The Golden State Warriors earned their second NBA title in three years with a 129 to 120 win over the Cleveland Cavaliers in Oakland Monday night, led by All-Star forward Kevin Durant's 39 points and strong bench scoring.
Durant's stellar play all season and throughout the playoffs vindicated Golden State's massive payout to the superstar in a controversial off-season deal.
Fellow All-Star Stephen Curry added 34 points.
But it was Durant, who left Oklahoma City for Oakland at the end of last season, who carried the team.
The capacity crowd, most dressed in Warrior gold T-shirts, cheered and sang along with the tune "We Are The Champions" as confetti fell.

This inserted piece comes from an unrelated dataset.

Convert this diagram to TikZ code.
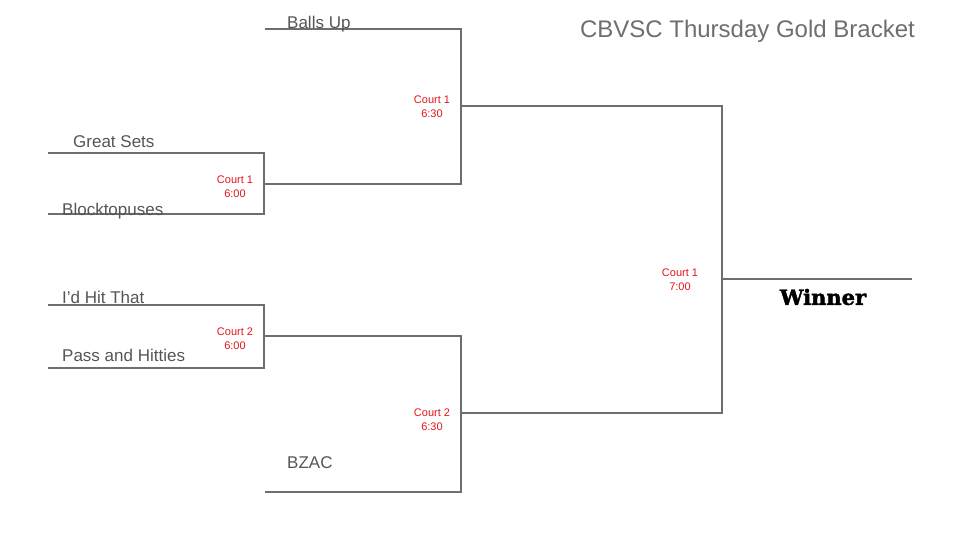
\documentclass[tikz,border=0pt]{standalone}
\usepackage{fontspec}
\setmainfont{Liberation Sans}
\newfontfamily\winnerfont{DejaVu Serif}[BoldFeatures={FakeBold=2}]
\definecolor{linegray}{HTML}{6E6E6E}
\definecolor{textgray}{HTML}{555555}
\definecolor{courtred}{HTML}{E3141B}

\tikzset{%
  bracket/.style={
    draw=linegray,
    line width=2pt
  },
  team/.style={
    anchor=west,
    inner sep=0pt,
    text=textgray,
    font=\fontsize{17}{20}\selectfont
  },
  court/.style={
    align=center,
    inner sep=0pt,
    text=courtred,
    font=\fontsize{11}{14}\selectfont
  },
}

\begin{document}
\begin{tikzpicture}[x=1pt, y=-1pt]
  \useasboundingbox (0,0) rectangle (960,540);
  % draw first round lines
  \foreach \m/\y in {1/153,2/214,3/305,4/368}
  {
    \coordinate (team-\m-l) at (48,\y);
    \coordinate (team-\m-r) at (264,\y);
  }
  % byes
  \coordinate (bye-1-l) at (265,29);
  \coordinate (bye-1-r) at (461,29);
  \coordinate (bye-2-l) at (265,492);
  \coordinate (bye-2-r) at (461,492);

  % match points
  \coordinate (match-1) at (264,184);
  \coordinate (match-2) at (264,336);
  \coordinate (semi-1) at (461,106);
  \coordinate (semi-2) at (461,413);
  \coordinate (final-1) at (722,106);
  \coordinate (final-2) at (722,413);
  \coordinate (final) at (722,279);
  \coordinate (winner) at (912,279);

  \draw [bracket] (team-1-l) -- (team-1-r) -- (team-2-r) -- (team-2-l);
  \draw [bracket] (team-3-l) -- (team-3-r) -- (team-4-r) -- (team-4-l);
  \draw [bracket] (bye-1-l) -- (bye-1-r) -- (match-1 -| bye-1-r) -- (match-1);
  \draw [bracket] (bye-2-l) -- (bye-2-r) -- (match-2 -| bye-2-r) -- (match-2);
  \draw [bracket] (semi-1) -- (final-1) -- (final-2) -- (semi-2);
  \draw [bracket] (final) -- (winner);

  % team names
  \node [team] (balls) at (287,24) {Balls Up};
  \node [team] (great) at (73,142) {Great Sets};
  \node [team] (block) at (62,211) {Blocktopuses};
  \node [team] (hit) at (62,297) {I’d Hit That};
  \node [team] (pass) at (62,355) {Pass and Hitties};
  \node [team] (bzac) at (287,463) {BZAC};

  % court and time
  \node [court] (court-m1) at (235,187) {Court 1\\6:00};
  \node [court] (court-m2) at (235,339) {Court 2\\6:00};
  \node [court] (court-s1) at (432,107) {Court 1\\6:30};
  \node [court] (court-s2) at (432,420) {Court 2\\6:30};
  \node [court] (court-f) at (680,280) {Court 1\\7:00};

  \node [inner sep=0pt, font=\winnerfont\bfseries\fontsize{21}{24}\selectfont] (win) at (823,297) {Winner};
  \node [anchor=east, inner sep=0pt, text=linegray, font=\fontsize{24}{28}\selectfont] (title) at (915,31) {CBVSC Thursday Gold Bracket};
\end{tikzpicture}
\end{document}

Warriors' sluggish beginning gives way to brilliance
The Warriors started the game lackluster and trailed at the end of the first quarter.
But a Durant dunk about four minutes into the second sent the sold-out hometown crowd into a frenzy. The Warriors went on a 21-to-2 second-quarter run. They led at the half by 11.
The Warriors, once again, showed their team depth with Andre Iguodala scoring 20 off the bench, including several emphatic dunks and three-point shots that seemed to rejuvenate the Warriors and their fans.
The Cavaliers, led by stars LeBron James' 41 points and Kyrie Irving's 26, repeatedly battled back and pulled Cleveland within striking distance of Golden State in the second half.
But each time, the Warriors recovered — led by Durant's clutch shooting.
This is the third straight year the Warriors and Cavs faced off in the Finals. There was more than a touch of pay-back Monday night. In last year's championship series the Cavs roared back from a 3-1 deficit to spoil the Warriors' record-setting 73-win season.
Not this year.
A winning team's formula
Sometimes lost in all the chatter about a possible Warriors' dynasty is the fact that Golden State plays beautiful, often unselfish team ball.
Throughout the playoffs coach Steve Kerr encouraged his team to enjoy the ride, to "play with joy." And throughout the Finals, it often looked as though they were listening to him. The team's four All-Stars shared the scoring wealth and played tough defense.
Kerr joked after the game, "Actually we had very little talent, it was mostly coaching."
"They're so committed to each other and unselfish," Kerr added of his players.
Durant, in accepting the Final's MVP Award, agreed.
"It's a team sport and I wanted to achieve the highest honor, which is win a championship," Durant said, saying it was fulfillment of a childhood dream.
"Nobody comes in and cares about the game or loves the game as much as I do or works as hard as do I at the basketball game," Durant said. "You can talk about whatever happens on the outside, but inside those lines, I come to bring it every day. I work hard, I believe in myself, I believe in the game, I respect the game, I love the game, and I knew at some point in my life that it will come around for me."
The only real drama in the Warriors' path to a championship this season was Kerr's health. He missed 11 playoff games dealing with on-going complications from back surgery. Kerr returned to full-time coaching for the Final's second game.
Cavs' superstar James had another great season and playoff run. He led his team to a dominating game-four win in Cleveland. But in the end, James fell short.
Going forward, dominance undiminished
With the off-season acquisition of Durant, the Warriors, arguably, have the NBA's best collection of players in recent decades. And with the team's core lineup all in their prime, it looks like they could remain at championship caliber for several more seasons.
"Pretty much all of their big-name guys are in their 20s," the Cavs' James said, "and they don't show any signs of slowing down. So there will be a lot of teams trying to figure out ways to put personnel together to match that."
The long-term challenge for the NBA is how to address the on-going grumblings about a lack of competitive balance. The Warriors and Cavs simply towered over every other team this season. Both teams breezed through the playoffs.
And it may stay that way for several seasons to come.
The league continues to try to use the leverage of the collective bargaining agreement — salary caps and incentives — to get superstar players such as Durant to stay with their teams.
But as many have pointed out, it's not working. If a superstar can get about the same salary by switching to a much better team, there's little incentive not to do so.
The NBA's new labor deal doesn't expire until 2023. That's all good news for Warriors fans.
As Curry said after the win, "We accomplished something special. And we're going to do it again."